April 2016
Publication

Identifying "Acts of God" in the Age of Climate Change and Political Upheaval

By Richard S. Reizen and Jordan M. Hanson

The British humorist Alan Coren satirically and accurately pointed out that the Act of God provisions in insurance policies mean “roughly that you cannot be insured for the accidents that are most likely to happen to you.” In the era of climate change, 1,000-year floods that occur every year, and political instability throughout the world, Mr. Coren’s humor is especially apropos to drafting Force Majeure provisions.

Most construction contracts (including commonly used AIA, ConsensusDocs and EJCDC form contracts) contain boilerplate Force Majeure or Act of God provisions addressing what happens when construction is delayed by unforeseeable events of nature (floods, earthquakes, fire or other unanticipated weather) or political events (war, strike or revolution). However, it is crucial that construction contracts clearly identify events of Force Majeure and their impact on contract terms. They should also allocate the risks of delay caused by Force Majeure events.

Since we have often thought about Force Majeure events as unforeseeable natural or political events, it is important to re-examine what is reasonably foreseeable in a changing climate for instance. If a Super El Nino is forecast before a contract is signed, should a contractor have foreseen that certain parts of the country will get heavy rainfall and be barred from getting extensions for rain delays on projects in those geographic areas? Should contractors building in an area that has had several 1,000-year floods in the last few years still be able to classify such floods in that manner? In a global economy, where companies build projects in unstable hotspots like the Middle East, what happens if there is a revolution which has been brewing for years?
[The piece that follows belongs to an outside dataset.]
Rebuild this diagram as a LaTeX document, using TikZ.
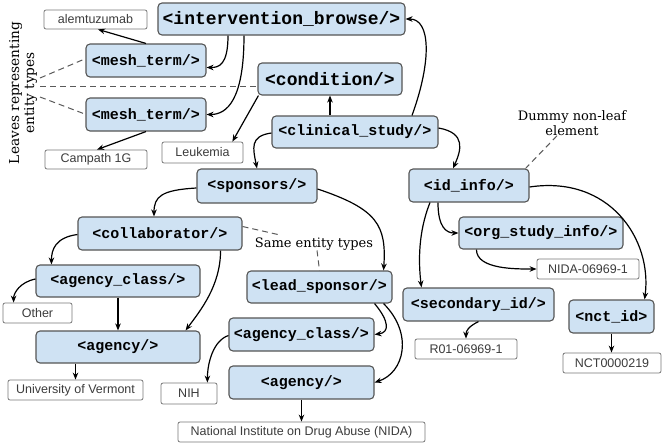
\documentclass[tikz,border=0pt]{standalone}
\usepackage{fontspec}
\setmainfont{DejaVu Serif}
\newfontfamily\monob{Liberation Mono}
\newfontfamily\leaffont{Liberation Sans}
\usetikzlibrary{arrows.meta}
\definecolor{tagfill}{RGB}{207,226,243}
\definecolor{tagborder}{RGB}{85,85,85}
\definecolor{leafborder}{RGB}{120,120,120}
\definecolor{leaftext}{RGB}{60,60,60}
\definecolor{dashgray}{RGB}{90,90,90}
\tikzset{
 tagbase/.style={draw=tagborder, fill=tagfill, rounded corners=4pt, line width=1.1pt, inner sep=0pt, text=black},
 tag/.style={tagbase, font=\monob\bfseries\fontsize{15}{18}\selectfont},
 bigtag/.style={tagbase, font=\monob\bfseries\fontsize{18}{21}\selectfont},
 leaf/.style={draw=leafborder, fill=white, rounded corners=2pt, line width=0.8pt, inner sep=0pt, text=leaftext, font=\leaffont\fontsize{12.5}{14}\selectfont},
 sz/.style 2 args={minimum width=#1pt, minimum height=#2pt},
 arr/.style={draw=black, line width=1.2pt, -{Stealth[length=7pt,width=5.5pt]}},
 dline/.style={draw=dashgray, line width=1pt, dash pattern=on 6pt off 4pt},
 note/.style={font=\fontsize{13}{15}\selectfont, inner sep=0pt, align=center},
}
\begin{document}
\begin{tikzpicture}[x=1pt,y=-1pt]
\useasboundingbox (0,0) rectangle (662,445);

% annotations
\node[note, rotate=90, font=\fontsize{13.7}{15}\selectfont] (leaves) at (23,93) {Leaves representing\\entity types};
\node[note] (same) at (314,244) {Same entity types};
\node[note] (dummy) at (572,123) {Dummy non-leaf\\element};

% tag nodes
\node[bigtag, sz={247}{32}] (ib) at (281.5,19) {<intervention\_browse/>};
\node[tag, sz={120}{33}] (mt1) at (146,60.5) {<mesh\_term/>};
\node[tag, sz={120}{33}] (mt2) at (146,114.5) {<mesh\_term/>};
\node[bigtag, sz={144}{32}] (cond) at (330,79) {<condition/>};
\node[tag, sz={166}{32}] (cs) at (355,132) {<clinical\_study/>};
\node[tag, sz={120}{34}] (spons) at (257,186) {<sponsors/>};
\node[tag, sz={164}{33}] (collab) at (160,233.5) {<collaborator/>};
\node[tag, sz={164}{32}] (acl) at (118,281) {<agency\_class/>};
\node[tag, sz={164}{32}] (agl) at (118,347) {<agency/>};
\node[tag, sz={145}{32}] (lead) at (319.5,287) {<lead\_sponsor/>};
\node[tag, sz={145}{33}] (acr) at (301.5,334.5) {<agency\_class/>};
\node[tag, sz={145}{33}] (agr) at (301.5,382.5) {<agency/>};
\node[tag, sz={120}{33}] (idinfo) at (469,185.5) {<id\_info/>};
\node[tag, sz={164}{32}] (org) at (541,233) {<org\_study\_info/>};
\node[tag, sz={151}{33}] (sec) at (478.5,304.5) {<secondary\_id/>};
\node[tag, sz={85}{33}] (nct) at (611.5,316.5) {<nct\_id>};

% leaf nodes
\node[leaf, sz={103}{19}] (alem) at (95.5,19.5) {alemtuzumab};
\node[leaf, sz={102}{19}] (camp) at (96,159.5) {Campath 1G};
\node[leaf, sz={81}{21}] (leuk) at (202.5,152.5) {Leukemia};
\node[leaf, sz={69}{20}] (other) at (37.5,313) {Other};
\node[leaf, sz={135}{20}] (uvm) at (75.5,390) {University of Vermont};
\node[leaf, sz={56}{21}] (nih) at (189,393.5) {NIH};
\node[leaf, sz={247}{20}] (natl) at (301.5,432) {National Institute on Drug Abuse (NIDA)};
\node[leaf, sz={102}{20}] (nidaid) at (588,269) {NIDA-06969-1};
\node[leaf, sz={102}{20}] (r01) at (466,349) {R01-06969-1};
\node[leaf, sz={98}{20}] (nctv) at (612,363) {NCT0000219};

% dashed annotation lines
\coordinate (lv1) at (40,78);
\coordinate (lv2) at (40,86);
\coordinate (lv3) at (40,97);
\draw[dline] (lv1) -- ([xshift=-2pt,yshift=1pt]mt1.west);
\draw[dline] (lv2) -- ([yshift=-7pt]cond.west);
\draw[dline] (lv3) -- ([xshift=-2pt,yshift=1pt]mt2.west);
\draw[dline] ([yshift=7pt]collab.east) -- ([xshift=-36pt,yshift=3pt]same.north);
\draw[dline] ([xshift=3pt]same.south) -- (lead.north);
\draw[dline] ([xshift=-15pt]dummy.south) -- ([xshift=-4pt]idinfo.north east);

% arrows
\draw[arr] ([xshift=-53.5pt]ib.south) .. controls +(0,30) and +(12,0) .. ([yshift=-7pt]mt1.east);
\draw[arr] ([xshift=-37.5pt]ib.south) .. controls +(0,65) and +(20,0) .. (mt2.east);
\draw[arr] (mt1.north) -- ([xshift=2.5pt]alem.south);
\draw[arr] (mt2.south) -- ([xshift=1pt]camp.north);
\draw[arr] ([xshift=1pt]cond.south west) -- ([xshift=-11pt]leuk.north east);
\draw[arr] (cond.south |- cs.north) -- (cond.south);
\draw[arr] ([xshift=57pt]cs.north) .. controls +(20,-55) and +(25,0) .. (ib.east);
\draw[arr] ([yshift=-1pt]cs.west) .. controls +(-22,3) and +(-4,-20) .. (spons.north);
\draw[arr] ([yshift=4pt]cs.east) .. controls +(28,5) and +(8,-18) .. ([xshift=-16pt]idinfo.north);
\draw[arr] ([yshift=-2pt]spons.west) .. controls +(-35,2) and +(0,-20) .. ([xshift=-6pt]collab.north);
\draw[arr] ([yshift=-3pt]spons.east) .. controls +(60,20) and +(3,-45) .. ([xshift=-9pt]lead.north east);
\draw[arr] ([yshift=-1pt]collab.west) .. controls +(-22,3) and +(0,-15) .. ([xshift=16pt]acl.north west);
\draw[arr] ([xshift=-22pt]collab.south east) .. controls +(0,35) and +(15,-20) .. ([xshift=-15pt]agl.north east);
\draw[arr] ([yshift=2pt]acl.west) .. controls +(-15,3) and +(0,-10) .. ([xshift=11pt]other.north west);
\draw[arr] (acl.south) -- (agl.north);
\draw[arr] (uvm.north |- agl.south) -- (uvm.north);
\draw[arr] ([xshift=-18pt]lead.south east) .. controls +(15,18) and +(15,-2) .. (acr.east);
\draw[arr] ([xshift=-9pt]lead.south east) .. controls +(30,30) and +(30,-10) .. (agr.east);
\draw[arr] (agr.south) -- (agr.south |- natl.north);
\draw[arr] ([yshift=-1pt]acr.west) .. controls +(-15,5) and +(0,-20) .. ([xshift=-10pt]nih.north east);
\draw[arr] ([xshift=-31pt]idinfo.south) .. controls +(0,25) and +(-12,0) .. (org.west);
\draw[arr] ([xshift=-39pt]idinfo.south) .. controls +(-12,30) and +(-3,-25) .. ([xshift=19pt]sec.north west);
\draw[arr] ([yshift=-1.5pt]idinfo.east) .. controls +(80,-12) and +(8,-60) .. ([xshift=-10pt]nct.north east);
\draw[arr] ([xshift=18pt]org.south west) .. controls +(0,20) and +(-20,0) .. (nidaid.west);
\draw[arr] (sec.south) .. controls +(-10,5) and +(0,-8) .. (r01.north);
\draw[arr] (nct.south) -- (nct.south |- nctv.north);
\end{tikzpicture}
\end{document}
When reports indicate that climate change is accelerating and that sections of coastline may be underwater in the not so distant future, contracts will increasingly need to address Force Majeure issues with specificity.

In general, all Force Majeure provisions should do the following

  • Describe with as much specificity as possible what constitutes a triggering Force Majeure event
  • Identify how long the event has to last before relief can be sought
  • Set forth the method and timing of notice to be given by the owner or contractor invoking the Force Majeure provision
  • Provide whether the event justifies the cancellation of the contract, an excusable delay or a price increase of some kind
  • Additionally, the allocation for Force Majeure risks should be clearly identified and, if possible, insurance for such risks should be purchased. (Obviously, it may either be too expensive or otherwise not possible to purchase insurance for all Force Majeure risks on a project.)

    Because of the boilerplate nature of Force Majeure provisions, many drafters do not consider such provisions with the same care as scope or cost provisions. Another Brit not nearly as funny as Mr. Coren, Benjamin Disraeli, said, “Circumstances are beyond human control, but our conduct is in our own power.”

    Because Force Majeure events are, by definition, beyond our control, and because what may have been an event of Force Majeure in the past may be foreseeable now, the type of conduct “in our power” as owners or contractors is a well-drafted and specific Force Majeure and risk-allocation clause.